Interviews, insight & analysis on digital media & marketing

The underground economy of fragmented content

by Annie Harte, Audience Strategy Lead, eight&four

There’s this constant narrative that says our attention spans are broken. That we’re all victims of the algorithm, brain-rotted by TikTok, incapable of focusing properly anymore. And I totally get it – I watched the Stranger Things two-hour finale with my phone in one hand and my Kindle in the other. Guilty as charged.

But this framing, automatically assumes that we’re the problem. Maybe if we put our phones down, put the Pomodoro timer on, we could just focus and everything would be fine. But what if it’s not that simple? What if the way that we consume content now isn’t just some unfortunate side effect of declining attention spans but the intended outcome of an entire underground economy that’s been quietly built to serve it in this way?

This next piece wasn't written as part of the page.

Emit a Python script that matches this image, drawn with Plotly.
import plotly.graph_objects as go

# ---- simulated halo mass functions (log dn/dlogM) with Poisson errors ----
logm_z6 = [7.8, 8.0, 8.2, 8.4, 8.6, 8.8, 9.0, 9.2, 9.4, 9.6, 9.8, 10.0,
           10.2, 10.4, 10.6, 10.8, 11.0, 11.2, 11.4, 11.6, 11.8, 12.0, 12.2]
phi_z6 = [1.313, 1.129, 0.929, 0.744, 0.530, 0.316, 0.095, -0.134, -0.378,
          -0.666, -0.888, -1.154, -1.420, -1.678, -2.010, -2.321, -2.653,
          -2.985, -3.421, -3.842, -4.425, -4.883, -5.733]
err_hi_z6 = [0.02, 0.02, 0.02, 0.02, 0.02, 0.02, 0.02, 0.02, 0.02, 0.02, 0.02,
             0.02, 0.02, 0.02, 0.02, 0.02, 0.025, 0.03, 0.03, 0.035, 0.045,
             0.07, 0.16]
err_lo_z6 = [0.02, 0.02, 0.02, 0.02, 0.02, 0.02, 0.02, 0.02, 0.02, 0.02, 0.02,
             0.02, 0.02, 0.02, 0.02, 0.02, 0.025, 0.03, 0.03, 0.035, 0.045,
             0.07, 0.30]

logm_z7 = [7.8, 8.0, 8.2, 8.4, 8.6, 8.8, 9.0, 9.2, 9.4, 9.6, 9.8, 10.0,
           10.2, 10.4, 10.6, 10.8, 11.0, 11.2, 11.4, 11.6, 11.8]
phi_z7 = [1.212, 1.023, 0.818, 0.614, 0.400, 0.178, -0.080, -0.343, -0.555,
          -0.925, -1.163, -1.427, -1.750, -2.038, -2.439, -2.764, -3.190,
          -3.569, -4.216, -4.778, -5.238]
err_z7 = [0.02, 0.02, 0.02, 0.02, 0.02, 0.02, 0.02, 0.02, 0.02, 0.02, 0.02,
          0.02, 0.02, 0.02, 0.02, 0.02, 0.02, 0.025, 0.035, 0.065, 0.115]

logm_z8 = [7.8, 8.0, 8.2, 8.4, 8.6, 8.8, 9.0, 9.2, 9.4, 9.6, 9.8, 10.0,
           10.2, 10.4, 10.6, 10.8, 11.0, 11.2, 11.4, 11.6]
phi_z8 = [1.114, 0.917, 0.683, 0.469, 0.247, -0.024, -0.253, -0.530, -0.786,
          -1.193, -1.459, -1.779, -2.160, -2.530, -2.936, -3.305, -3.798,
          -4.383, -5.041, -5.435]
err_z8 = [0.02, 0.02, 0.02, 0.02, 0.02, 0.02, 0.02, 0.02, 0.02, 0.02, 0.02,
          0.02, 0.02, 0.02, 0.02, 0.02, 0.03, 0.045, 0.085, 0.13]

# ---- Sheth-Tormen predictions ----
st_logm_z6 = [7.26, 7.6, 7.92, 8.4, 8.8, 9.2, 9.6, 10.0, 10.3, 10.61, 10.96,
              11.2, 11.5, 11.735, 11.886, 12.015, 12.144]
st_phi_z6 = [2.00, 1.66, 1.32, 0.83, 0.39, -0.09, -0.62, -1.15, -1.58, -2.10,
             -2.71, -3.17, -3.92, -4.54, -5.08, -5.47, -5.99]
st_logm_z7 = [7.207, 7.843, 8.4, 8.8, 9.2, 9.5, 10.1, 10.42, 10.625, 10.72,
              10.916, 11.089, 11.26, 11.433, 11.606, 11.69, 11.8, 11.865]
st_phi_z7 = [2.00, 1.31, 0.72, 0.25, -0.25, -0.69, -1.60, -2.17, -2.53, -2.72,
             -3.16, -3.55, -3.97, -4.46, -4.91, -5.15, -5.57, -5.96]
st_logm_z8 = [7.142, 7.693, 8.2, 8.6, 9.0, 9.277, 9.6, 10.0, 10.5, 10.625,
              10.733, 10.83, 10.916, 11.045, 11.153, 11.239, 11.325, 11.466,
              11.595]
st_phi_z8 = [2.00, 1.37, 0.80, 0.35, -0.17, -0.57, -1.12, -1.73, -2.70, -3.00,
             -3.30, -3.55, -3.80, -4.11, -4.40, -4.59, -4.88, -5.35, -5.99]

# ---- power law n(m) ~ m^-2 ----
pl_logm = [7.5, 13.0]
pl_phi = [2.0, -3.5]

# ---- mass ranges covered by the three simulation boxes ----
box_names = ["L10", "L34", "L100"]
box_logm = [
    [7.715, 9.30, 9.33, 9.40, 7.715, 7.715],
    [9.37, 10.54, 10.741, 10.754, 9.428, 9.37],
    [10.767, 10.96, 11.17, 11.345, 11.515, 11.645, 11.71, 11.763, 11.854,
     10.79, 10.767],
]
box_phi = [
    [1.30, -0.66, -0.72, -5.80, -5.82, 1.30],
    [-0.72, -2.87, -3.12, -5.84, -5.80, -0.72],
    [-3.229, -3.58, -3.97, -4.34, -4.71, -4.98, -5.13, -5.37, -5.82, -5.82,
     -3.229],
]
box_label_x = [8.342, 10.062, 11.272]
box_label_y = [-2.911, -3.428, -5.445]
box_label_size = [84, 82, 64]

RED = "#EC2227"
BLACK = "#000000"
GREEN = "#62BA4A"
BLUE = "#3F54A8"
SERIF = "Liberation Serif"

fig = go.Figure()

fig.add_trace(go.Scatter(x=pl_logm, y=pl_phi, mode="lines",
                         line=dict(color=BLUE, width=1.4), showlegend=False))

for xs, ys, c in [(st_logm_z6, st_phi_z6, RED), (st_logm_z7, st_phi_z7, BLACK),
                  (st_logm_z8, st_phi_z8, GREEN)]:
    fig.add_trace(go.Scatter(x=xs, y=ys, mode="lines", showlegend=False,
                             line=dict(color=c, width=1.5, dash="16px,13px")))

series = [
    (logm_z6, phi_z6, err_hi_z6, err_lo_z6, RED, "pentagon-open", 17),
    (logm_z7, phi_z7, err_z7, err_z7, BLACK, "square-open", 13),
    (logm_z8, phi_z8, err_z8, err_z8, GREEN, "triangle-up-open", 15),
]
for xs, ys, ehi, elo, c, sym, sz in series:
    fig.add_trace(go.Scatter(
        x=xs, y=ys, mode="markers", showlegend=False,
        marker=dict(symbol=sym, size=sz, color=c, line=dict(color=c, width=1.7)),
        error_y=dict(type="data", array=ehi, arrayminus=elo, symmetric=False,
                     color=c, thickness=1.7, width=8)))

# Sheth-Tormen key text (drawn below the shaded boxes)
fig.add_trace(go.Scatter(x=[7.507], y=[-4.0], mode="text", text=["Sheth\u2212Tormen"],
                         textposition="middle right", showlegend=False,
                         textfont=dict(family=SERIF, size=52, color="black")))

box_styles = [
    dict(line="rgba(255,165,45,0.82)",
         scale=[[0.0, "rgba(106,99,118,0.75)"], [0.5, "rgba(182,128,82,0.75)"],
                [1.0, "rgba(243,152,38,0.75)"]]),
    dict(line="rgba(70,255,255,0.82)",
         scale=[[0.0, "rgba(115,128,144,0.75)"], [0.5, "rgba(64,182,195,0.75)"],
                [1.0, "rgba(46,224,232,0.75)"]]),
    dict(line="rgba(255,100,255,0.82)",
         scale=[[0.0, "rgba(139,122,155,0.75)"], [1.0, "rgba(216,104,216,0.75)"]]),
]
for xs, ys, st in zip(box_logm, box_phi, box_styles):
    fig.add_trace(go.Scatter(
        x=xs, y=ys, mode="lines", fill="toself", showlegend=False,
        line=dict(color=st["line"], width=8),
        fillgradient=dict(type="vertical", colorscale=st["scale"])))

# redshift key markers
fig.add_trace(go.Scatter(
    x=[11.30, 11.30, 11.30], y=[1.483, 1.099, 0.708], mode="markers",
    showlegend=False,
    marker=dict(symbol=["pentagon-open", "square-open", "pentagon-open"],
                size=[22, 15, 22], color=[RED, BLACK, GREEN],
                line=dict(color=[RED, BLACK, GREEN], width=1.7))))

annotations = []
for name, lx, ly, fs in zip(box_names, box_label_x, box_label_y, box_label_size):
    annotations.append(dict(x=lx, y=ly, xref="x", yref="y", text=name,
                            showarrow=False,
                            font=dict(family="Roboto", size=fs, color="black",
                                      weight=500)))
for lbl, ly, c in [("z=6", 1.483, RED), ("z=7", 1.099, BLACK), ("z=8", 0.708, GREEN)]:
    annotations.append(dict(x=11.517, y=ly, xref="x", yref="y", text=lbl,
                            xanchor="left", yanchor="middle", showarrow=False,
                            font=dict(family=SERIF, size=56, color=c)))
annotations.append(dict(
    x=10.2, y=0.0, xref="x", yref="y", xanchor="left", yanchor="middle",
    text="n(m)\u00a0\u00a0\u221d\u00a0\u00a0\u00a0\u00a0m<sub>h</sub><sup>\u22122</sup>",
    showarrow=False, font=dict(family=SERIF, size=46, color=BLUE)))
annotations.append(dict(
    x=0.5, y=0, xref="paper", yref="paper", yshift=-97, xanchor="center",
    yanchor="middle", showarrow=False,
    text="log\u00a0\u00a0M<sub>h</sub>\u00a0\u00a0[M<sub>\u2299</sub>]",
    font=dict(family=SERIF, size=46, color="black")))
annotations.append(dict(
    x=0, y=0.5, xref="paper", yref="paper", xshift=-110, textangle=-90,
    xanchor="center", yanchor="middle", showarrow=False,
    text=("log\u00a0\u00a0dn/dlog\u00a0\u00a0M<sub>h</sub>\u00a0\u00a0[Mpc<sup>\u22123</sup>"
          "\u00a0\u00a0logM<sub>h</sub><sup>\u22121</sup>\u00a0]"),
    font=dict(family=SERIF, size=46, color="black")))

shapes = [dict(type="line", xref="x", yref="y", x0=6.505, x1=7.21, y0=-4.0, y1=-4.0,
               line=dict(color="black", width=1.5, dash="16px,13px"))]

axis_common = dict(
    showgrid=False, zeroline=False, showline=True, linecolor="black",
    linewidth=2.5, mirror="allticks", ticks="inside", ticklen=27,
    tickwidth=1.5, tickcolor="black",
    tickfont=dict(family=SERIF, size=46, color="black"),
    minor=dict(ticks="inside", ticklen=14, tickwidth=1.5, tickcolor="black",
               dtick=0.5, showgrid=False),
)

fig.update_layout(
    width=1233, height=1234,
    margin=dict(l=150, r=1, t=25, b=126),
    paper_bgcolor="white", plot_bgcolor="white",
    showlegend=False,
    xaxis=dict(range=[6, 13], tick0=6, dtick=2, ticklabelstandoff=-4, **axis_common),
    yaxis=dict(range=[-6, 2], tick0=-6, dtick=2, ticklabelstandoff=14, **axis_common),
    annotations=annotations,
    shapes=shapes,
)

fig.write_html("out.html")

Take micro-dramas. TikTok just quietly launched an entire app – PineDrama – dedicated to serialised shows where each episode lasts for roughly 60 seconds. You’d be right in thinking there’s not much substance to the storylines  – it’s your typical enemies to lovers, cheating partners, misunderstood villains, “watch till the end” payoffs. Totally predictable. Pure guff at times. And yet despite this, the micro-drama format generated an estimated $1.3BN in the US alone last year, mostly from direct payments to unlock episodes. (I just want to make it clear: I am not one of these people).  

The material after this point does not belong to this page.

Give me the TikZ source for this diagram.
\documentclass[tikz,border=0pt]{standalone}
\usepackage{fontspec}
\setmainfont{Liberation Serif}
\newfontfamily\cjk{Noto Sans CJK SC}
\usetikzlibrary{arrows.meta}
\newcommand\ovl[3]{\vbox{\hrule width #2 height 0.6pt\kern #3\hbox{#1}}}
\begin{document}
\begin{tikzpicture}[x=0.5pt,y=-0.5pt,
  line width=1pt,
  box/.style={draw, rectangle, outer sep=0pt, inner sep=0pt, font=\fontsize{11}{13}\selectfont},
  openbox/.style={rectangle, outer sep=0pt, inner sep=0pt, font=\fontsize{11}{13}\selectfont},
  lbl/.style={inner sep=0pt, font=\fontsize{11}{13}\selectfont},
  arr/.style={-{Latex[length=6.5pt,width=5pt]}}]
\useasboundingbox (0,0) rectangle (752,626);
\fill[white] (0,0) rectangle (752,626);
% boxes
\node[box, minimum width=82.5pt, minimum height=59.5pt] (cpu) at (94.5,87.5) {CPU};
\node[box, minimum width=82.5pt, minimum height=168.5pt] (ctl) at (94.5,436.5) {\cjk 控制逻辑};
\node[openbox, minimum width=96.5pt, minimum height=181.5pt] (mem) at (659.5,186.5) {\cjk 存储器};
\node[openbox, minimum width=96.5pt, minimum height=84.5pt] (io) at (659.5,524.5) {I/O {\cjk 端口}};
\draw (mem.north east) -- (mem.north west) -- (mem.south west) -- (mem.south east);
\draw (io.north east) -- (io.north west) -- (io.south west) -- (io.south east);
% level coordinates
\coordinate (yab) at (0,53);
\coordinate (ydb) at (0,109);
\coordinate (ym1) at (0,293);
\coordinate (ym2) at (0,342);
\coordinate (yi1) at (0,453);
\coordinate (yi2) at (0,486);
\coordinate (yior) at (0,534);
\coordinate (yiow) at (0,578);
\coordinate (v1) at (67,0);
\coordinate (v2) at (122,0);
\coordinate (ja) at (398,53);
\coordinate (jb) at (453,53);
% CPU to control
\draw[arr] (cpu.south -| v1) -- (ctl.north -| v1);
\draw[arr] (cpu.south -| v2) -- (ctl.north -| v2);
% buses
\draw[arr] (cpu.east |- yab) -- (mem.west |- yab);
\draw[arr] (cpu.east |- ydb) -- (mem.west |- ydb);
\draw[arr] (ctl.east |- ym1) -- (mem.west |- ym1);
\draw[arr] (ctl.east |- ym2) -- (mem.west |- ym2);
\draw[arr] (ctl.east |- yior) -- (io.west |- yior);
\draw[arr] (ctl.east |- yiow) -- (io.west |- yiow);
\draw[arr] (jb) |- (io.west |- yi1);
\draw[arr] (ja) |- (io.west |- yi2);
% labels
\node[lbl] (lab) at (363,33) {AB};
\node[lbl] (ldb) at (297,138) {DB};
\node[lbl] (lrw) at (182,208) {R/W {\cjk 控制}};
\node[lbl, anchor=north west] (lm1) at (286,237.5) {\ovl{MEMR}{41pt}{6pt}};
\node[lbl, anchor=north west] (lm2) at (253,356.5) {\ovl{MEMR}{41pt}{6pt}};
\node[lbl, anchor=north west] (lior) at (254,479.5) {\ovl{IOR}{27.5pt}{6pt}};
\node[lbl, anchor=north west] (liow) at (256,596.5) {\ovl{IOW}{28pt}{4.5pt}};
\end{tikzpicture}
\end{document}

Sure, the stories feel ludicrous at times, but there’s nothing accidental about their purpose. They’re deliberate, structured narratives, engineered to be consumed in short, bitesize chunks. Our ever-fragmented attention is being exploited by a whole industry, designing content to splinter it even further.

Enter the clippers. If micro-dramas are content built for scrolling, clipping is what happens when you take everything else – viral TV series, blockbuster films, YouTube creators – and retrofit it for the same ecosystem.

Clipping is the act of taking full-length videos and breaking them down into viral, punchy edits, and then posting them to third party accounts across social. What’s interesting is professional clippers are now being hired by Hollywood studios and big-time creators to chop up their content. The Summer I Turned Pretty, MrBeast, The Long Walk are just some examples. These clips are flooded onto social media, are designed to appear organic but are actually fully funded – here’s where it gets a bit messy – by marketing budgets, often in Hollywood. Lionsgate and similar studios are starting to hire clippers, feeding the very system that fragments their content. Ultimately, they’ve accepted that this is where discovery now lives.

There is still an underlying anxiety though. Despite studios now being active participants and leaning into the new format, when someone’s entire experience of your show comes from a 37-second TikTok, when a micro-drama generates more revenue per minute than your all-star series, when the clip becomes more potent and rife within culture than the original material, who actually wins?

Studios might be doing the hiring, but they don’t control the platforms. Or the algorithm. They don’t get to decide what goes viral. That relationship with the audience – the one thing that actually matters – increasingly belongs to platforms like TikTok, to the fan accounts, and to the clipping economy itself.

The attention span crisis narrative is convenient because it puts the blame firmly on us – we’re doomscrolling too much, we’re too impatient, too addicted to our phones. And while that is absolutely part of it, framing it as a personal failing misses what’s actually happening.

There’s an entire economy, worth billions, designed to keep content fragmented. To keep us scrolling. To supply us with those lovely little dopamine hits. Our attention isn’t just collapsing by its own accord – it’s being deliberately pulled apart, packaged up and sold back to us in 60-second increments.

Maybe we really can’t focus anymore. Today, I’ve already picked up my phone 34 times and had 57 notifications, and it’s only 12pm. Or maybe we’re just caught in a system where fragmented attention is actually more profitable than the alternative. Either way, the money isn’t going to the people who made the thing. It’s going to the people who figured out how to slice it up.